Output the first line of the listing and each line after it, up to and including the line that contains "Chart.register(...registerables);", exactly as written, minus the pictures.

## SUPPLIED MATERIAL
===============
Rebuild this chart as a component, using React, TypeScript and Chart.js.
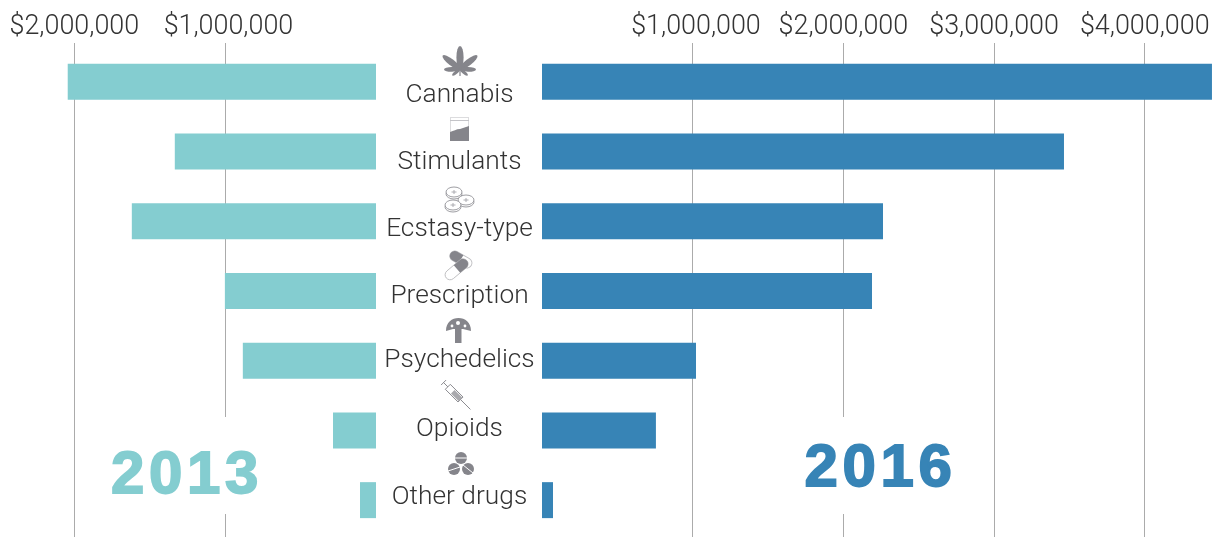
import React, { useEffect, useRef } from "react";
import { Chart, registerables } from "chart.js";

Chart.register(...registerables);

const categories = ["Cannabis", "Stimulants", "Ecstasy-type", "Prescription", "Psychedelics", "Opioids", "Other drugs"];
const values2013 = [2044000, 1334000, 1619000, 1002000, 883000, 285000, 106000];
const values2016 = [4446000, 3464000, 2263000, 2190000, 1022000, 756000, 73000];
const ticks2013 = [1000000, 2000000];
const ticks2016 = [1000000, 2000000, 3000000, 4000000];

const TEAL = "#84cdd0";
const BLUE = "#3784b6";
const GRID = "#ababab";
const INK = "#333333";
const ICON = "#85858b";
const FONT = "Roboto, sans-serif";
const TICK_SIZE = 26.9;
const LABEL_SIZE = 26.3;

const labelCenters = [93, 160, 227, 294, 358, 427, 495];

function money(v: number) {
  const text = "$" + Number(v).toLocaleString("en-US");
  return v === 1000000 ? " " + text : text;
}

function makeChart(canvas: HTMLCanvasElement, data: number[], tickValues: number[], color: string, max: number, reverse: boolean) {
  const setTicks = (scale: any) => {
    scale.ticks = tickValues.map((value) => ({ value }));
  };
  return new Chart(canvas, {
    type: "bar",
    data: {
      labels: categories,
      datasets: [{ data, backgroundColor: color, categoryPercentage: 1, barPercentage: 0.516, xAxisID: "x", yAxisID: "y" }],
    },
    options: {
      indexAxis: "y",
      responsive: false,
      maintainAspectRatio: false,
      animation: false,
      layout: { padding: 0 },
      plugins: { legend: { display: false }, tooltip: { enabled: false } },
      scales: {
        y: { display: false, grid: { display: false } },
        x: {
          type: "linear",
          position: "top",
          reverse,
          min: 0,
          max,
          afterBuildTicks: setTicks,
          afterFit: (s: any) => {
            s.height = 47;
          },
          border: { display: false },
          grid: { color: GRID, lineWidth: 1, tickLength: 4 },
          ticks: {
            autoSkip: false,
            maxRotation: 0,
            minRotation: 0,
            padding: 0,
            color: INK,
            font: { family: FONT, size: TICK_SIZE, weight: "300" },
            callback: (v: any) => money(v),
          },
        },
        edge: {
          type: "linear",
          position: "bottom",
          reverse,
          min: 0,
          max,
          afterBuildTicks: setTicks,
          afterFit: (s: any) => {
            s.height = 2;
          },
          border: { display: false },
          grid: { color: GRID, lineWidth: 1, tickLength: 2, drawOnChartArea: false },
          ticks: { display: false },
        },
      },
    } as any,
  });
}

const abs = (left: number, top: number, width: number, height: number): React.CSSProperties => ({
  position: "absolute",
  left,
  top,
  width,
  height,
});

const leaflets: [number, number, number][] = [
  [0, 11.5, 3.6],
  [-52, 11, 3.2],
  [52, 11, 3.2],
  [-92, 8, 2.4],
  [92, 8, 2.4],
  [-130, 5, 1.6],
  [130, 5, 1.6],
];

const tablets: [number, number][] = [
  [454, 192],
  [466, 200],
  [453, 205],
];

function Icons() {
  return (
    <svg style={abs(0, 0, 1221, 537)} viewBox="0 0 1221 537">
      {/* cannabis */}
      <g fill={ICON}>
        {leaflets.map(([a, r, w]) => (
          <ellipse key={a} cx="460" cy={69 - r} rx={w} ry={r} transform={`rotate(${a} 460 69)`} />
        ))}
        <rect x="459.4" y="69" width="1.2" height="7" />
      </g>
      {/* bag */}
      <rect x="450.5" y="117.5" width="18" height="23" fill="#fff" stroke="#dcdcde" />
      <line x1="450" y1="120.5" x2="469" y2="120.5" stroke="#c4c4c8" />
      <path d="M450 141 L450 132 C454 131 456 129 460 129 C463 128 466 127 469 126 L469 141 Z" fill={ICON} />
      {/* tablets */}
      {tablets.map(([x, y]) => (
        <g key={x + "-" + y}>
          <ellipse cx={x} cy={y + 2} rx="8" ry="5" fill="#fff" stroke={ICON} strokeWidth="0.8" />
          <ellipse cx={x} cy={y} rx="8" ry="5" fill="#fff" stroke={ICON} strokeWidth="0.8" />
          <path d={`M${x - 2.5} ${y} L${x + 2.5} ${y} M${x} ${y - 2} L${x} ${y + 2}`} stroke="#a5a5aa" strokeWidth="0.9" />
        </g>
      ))}
      {/* capsules */}
      <g transform="rotate(30 460 259)">
        <rect x="449" y="254" width="24" height="10" rx="5" fill="#fff" stroke="#bdbdc0" strokeWidth="0.9" />
        <path d="M461 254 L454 254 A5 5 0 0 0 454 264 L461 264 Z" fill={ICON} />
      </g>
      <g transform="rotate(-40 457 269)">
        <rect x="443" y="264" width="27" height="10" rx="5" fill="#fff" stroke="#bdbdc0" strokeWidth="0.9" />
        <path d="M457 264 L465 264 A5 5 0 0 1 465 274 L457 274 Z" fill={ICON} />
      </g>
      {/* mushroom */}
      <path d="M446 331 C446 322 452 318 458.5 318 C465 318 471 322 471 331 L463 329 L461.5 329 L461.5 343 L455 343 L455 329 L453 329 Z" fill={ICON} />
      <circle cx="458" cy="323" r="2" fill="#fff" />
      <circle cx="452" cy="326" r="1.4" fill="#fff" />
      <circle cx="465" cy="326" r="1.4" fill="#fff" />
      {/* syringe */}
      <g transform="rotate(45 457 396)" stroke={ICON} fill="none" strokeWidth="0.9">
        <line x1="438" y1="396" x2="476" y2="396" />
        <line x1="438" y1="392.5" x2="438" y2="399.5" />
        <rect x="444" y="392.5" width="18" height="7" fill="#fff" />
        <rect x="451" y="393.5" width="11" height="5" fill="#a9a9ad" stroke="none" />
      </g>
      {/* tablets, solid */}
      <g fill={ICON}>
        <circle cx="461" cy="458" r="6" />
        <circle cx="454" cy="469" r="6" />
        <circle cx="468" cy="469" r="6" />
      </g>
      <g stroke="#fff" strokeWidth="1">
        <line x1="455" y1="458" x2="467" y2="458" />
        <line x1="448" y1="471" x2="460" y2="467" />
        <line x1="463" y1="465" x2="473" y2="473" />
      </g>
    </svg>
  );
}

export default function App() {
  const leftRef = useRef<HTMLCanvasElement>(null);
  const rightRef = useRef<HTMLCanvasElement>(null);

  useEffect(() => {
    const a = makeChart(leftRef.current!, values2013, ticks2013, TEAL, 2493000, true);
    const b = makeChart(rightRef.current!, values2016, ticks2016, BLUE, 4506000, false);
    return () => {
      a.destroy();
      b.destroy();
    };
  }, []);

  const yearStyle = (color: string, shift: number): React.CSSProperties => ({
    position: "absolute",
    top: 0,
    bottom: 0,
    left: shift,
    right: 0,
    textAlign: "center",
    fontFamily: '"Liberation Sans", Arial, sans-serif',
    fontWeight: 700,
    fontSize: 60,
    letterSpacing: 4.6,
    color,
    WebkitTextStroke: `1.8px ${color}`,
  });

  return (
    <div style={{ ...abs(0, 0, 1221, 537), overflow: "hidden", background: "#fff" }}>
      <canvas ref={leftRef} width={376} height={537} style={{ ...abs(0, 0, 376, 537), display: "block" }} />
      <canvas ref={rightRef} width={679} height={537} style={{ ...abs(542, 0, 679, 537), display: "block" }} />

      <div style={{ ...abs(100, 417, 170, 97), background: "#fff" }}>
        <div style={{ ...yearStyle(TEAL, 4), lineHeight: "112px" }}>2013</div>
      </div>
      <div style={{ ...abs(794, 417, 170, 97), background: "#fff" }}>
        <div style={{ ...yearStyle(BLUE, 3), lineHeight: "98px" }}>2016</div>
      </div>

      <Icons />

      {categories.map((c, i) => (
        <div
          key={c}
          style={{
            position: "absolute",
            left: 376,
            width: 167,
            top: labelCenters[i] - 20,
            height: 40,
            lineHeight: "40px",
            textAlign: "center",
            fontFamily: FONT,
            fontWeight: 300,
            fontSize: LABEL_SIZE,
            color: INK,
            whiteSpace: "nowrap",
          }}
        >
          {c}
        </div>
      ))}
    </div>
  );
}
===============
## TASK SOLUTION
Rebuild this chart as a component, using React, TypeScript and Chart.js.
import React, { useEffect, useRef } from "react";
import { Chart, registerables } from "chart.js";

Chart.register(...registerables);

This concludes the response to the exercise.